Luchadora infatigable, no se arredró y se dijo a si misma: «si no puedo ser monja, me haré enfermera». Y lo logró. A pesar de su mala salud de hierro, Loreto consiguió siempre todo lo que se propuso.

Como enfermera, comenzó a trabajar en su primer destino, el hospital del Puerto de Sagunto. Allí, en la pensión donde vivía, conocería al sobrino de la dueña, Ernesto, un joven gallego que no tardó en enamorarse de ella.

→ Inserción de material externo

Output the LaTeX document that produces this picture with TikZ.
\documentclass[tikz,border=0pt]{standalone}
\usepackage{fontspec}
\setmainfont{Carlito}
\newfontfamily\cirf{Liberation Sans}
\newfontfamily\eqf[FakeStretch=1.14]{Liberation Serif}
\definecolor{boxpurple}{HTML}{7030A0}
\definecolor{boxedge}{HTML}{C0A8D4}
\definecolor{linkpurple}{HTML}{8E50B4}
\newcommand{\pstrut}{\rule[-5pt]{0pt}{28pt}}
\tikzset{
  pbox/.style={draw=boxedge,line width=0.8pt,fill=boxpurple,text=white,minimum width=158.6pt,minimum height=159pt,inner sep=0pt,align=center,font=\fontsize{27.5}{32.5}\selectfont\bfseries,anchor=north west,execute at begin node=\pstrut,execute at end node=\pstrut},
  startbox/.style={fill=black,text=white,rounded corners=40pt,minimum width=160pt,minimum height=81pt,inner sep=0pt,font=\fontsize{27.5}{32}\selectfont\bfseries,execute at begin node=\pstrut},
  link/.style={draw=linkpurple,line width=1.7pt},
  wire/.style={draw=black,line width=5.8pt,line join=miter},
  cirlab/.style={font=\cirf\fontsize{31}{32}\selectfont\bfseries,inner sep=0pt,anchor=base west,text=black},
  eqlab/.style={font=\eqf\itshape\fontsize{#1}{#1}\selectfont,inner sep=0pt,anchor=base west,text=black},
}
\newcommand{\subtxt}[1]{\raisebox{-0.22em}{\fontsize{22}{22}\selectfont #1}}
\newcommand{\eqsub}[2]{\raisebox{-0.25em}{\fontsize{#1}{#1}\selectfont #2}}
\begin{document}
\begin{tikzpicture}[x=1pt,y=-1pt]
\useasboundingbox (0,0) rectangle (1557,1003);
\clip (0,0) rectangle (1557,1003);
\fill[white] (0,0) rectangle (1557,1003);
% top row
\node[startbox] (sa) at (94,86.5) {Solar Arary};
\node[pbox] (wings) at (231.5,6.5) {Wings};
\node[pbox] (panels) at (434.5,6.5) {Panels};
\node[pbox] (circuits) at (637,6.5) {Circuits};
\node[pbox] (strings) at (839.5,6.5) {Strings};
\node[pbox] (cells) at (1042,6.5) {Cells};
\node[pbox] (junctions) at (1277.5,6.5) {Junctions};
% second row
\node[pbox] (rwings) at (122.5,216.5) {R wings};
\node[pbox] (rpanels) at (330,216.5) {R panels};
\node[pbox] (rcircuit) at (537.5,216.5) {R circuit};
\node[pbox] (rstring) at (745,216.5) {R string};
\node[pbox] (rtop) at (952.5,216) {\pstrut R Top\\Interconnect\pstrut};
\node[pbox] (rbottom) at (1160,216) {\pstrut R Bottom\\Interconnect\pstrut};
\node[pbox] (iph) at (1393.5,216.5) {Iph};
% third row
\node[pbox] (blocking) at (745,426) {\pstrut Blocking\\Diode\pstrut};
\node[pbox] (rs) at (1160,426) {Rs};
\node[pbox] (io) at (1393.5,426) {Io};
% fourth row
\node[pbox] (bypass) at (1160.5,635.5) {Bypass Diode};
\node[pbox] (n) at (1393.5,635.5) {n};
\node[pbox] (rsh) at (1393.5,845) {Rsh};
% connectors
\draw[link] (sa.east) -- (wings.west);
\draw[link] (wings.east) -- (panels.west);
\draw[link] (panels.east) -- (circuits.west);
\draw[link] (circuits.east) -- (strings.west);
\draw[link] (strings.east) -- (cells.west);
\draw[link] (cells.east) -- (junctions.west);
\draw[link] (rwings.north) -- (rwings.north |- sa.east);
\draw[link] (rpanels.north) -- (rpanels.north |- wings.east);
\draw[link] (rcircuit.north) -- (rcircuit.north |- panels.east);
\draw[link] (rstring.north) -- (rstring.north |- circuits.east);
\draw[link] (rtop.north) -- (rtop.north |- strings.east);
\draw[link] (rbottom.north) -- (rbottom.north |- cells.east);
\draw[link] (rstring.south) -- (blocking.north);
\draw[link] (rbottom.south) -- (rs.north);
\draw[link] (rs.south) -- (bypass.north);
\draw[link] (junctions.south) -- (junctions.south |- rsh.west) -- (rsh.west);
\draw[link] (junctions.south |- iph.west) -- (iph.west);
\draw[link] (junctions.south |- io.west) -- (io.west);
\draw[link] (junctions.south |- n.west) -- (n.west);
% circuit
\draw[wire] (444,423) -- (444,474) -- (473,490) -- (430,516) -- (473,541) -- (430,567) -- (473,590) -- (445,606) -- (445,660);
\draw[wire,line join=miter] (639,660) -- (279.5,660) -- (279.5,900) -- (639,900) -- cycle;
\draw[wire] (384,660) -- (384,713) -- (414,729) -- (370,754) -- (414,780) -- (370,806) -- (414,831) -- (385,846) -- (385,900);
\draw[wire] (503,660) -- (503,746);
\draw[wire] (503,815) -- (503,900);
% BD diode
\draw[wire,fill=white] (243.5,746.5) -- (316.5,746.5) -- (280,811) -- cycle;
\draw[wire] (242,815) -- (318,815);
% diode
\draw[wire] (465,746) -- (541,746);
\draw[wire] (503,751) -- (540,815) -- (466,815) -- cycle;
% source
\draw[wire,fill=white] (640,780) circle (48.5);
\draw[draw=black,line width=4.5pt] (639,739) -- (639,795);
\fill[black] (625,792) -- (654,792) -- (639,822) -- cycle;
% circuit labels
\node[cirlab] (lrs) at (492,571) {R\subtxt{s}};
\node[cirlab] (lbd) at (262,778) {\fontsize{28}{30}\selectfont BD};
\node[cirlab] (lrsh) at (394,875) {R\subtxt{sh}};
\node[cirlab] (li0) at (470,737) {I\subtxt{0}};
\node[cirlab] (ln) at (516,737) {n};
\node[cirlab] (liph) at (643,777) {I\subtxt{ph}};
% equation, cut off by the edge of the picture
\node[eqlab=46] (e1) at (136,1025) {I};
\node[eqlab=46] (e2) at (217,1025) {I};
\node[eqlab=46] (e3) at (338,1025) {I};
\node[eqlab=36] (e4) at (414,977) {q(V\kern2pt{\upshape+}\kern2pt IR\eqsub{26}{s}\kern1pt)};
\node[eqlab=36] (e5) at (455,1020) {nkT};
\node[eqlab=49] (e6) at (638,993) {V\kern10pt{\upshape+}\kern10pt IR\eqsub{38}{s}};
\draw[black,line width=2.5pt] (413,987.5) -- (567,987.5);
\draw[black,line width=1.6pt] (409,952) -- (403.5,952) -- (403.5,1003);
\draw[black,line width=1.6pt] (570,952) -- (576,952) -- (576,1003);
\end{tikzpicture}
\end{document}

Pero ella estaba demasiado comprometida con su trabajo y no le correspondió, así que él no tuvo más remedio que marcharse a Alemania. A los pocos años volvió a por ella y esta vez sí que la convenció, se casaron y se fueron a vivir juntos la vida del emigrante. Un país extraño, una lengua desconocida y un trabajo en otro hospital. Allí nacieron sus dos hijos.

Unos años después, ya de vuelta a casa, nació su hija y todo pareció ir bastante bien, hasta que la desgracia volvió a enseñarle los dientes.
Con tres hijos adolescentes, perdió a sus padres y también a su marido. A pesar de quedarse viuda antes de cumplir los 50, consiguió sacar adelante a sus tres hijos y a un nieto.
Con su mala salud de hierro, Loreto se rio muchas veces de aquel médico que le dio la mala ventura. Se marchó a los 89 años, cuando ya no podía más.

Se fue como era ella, tranquila, decidida y despidiéndose de todos.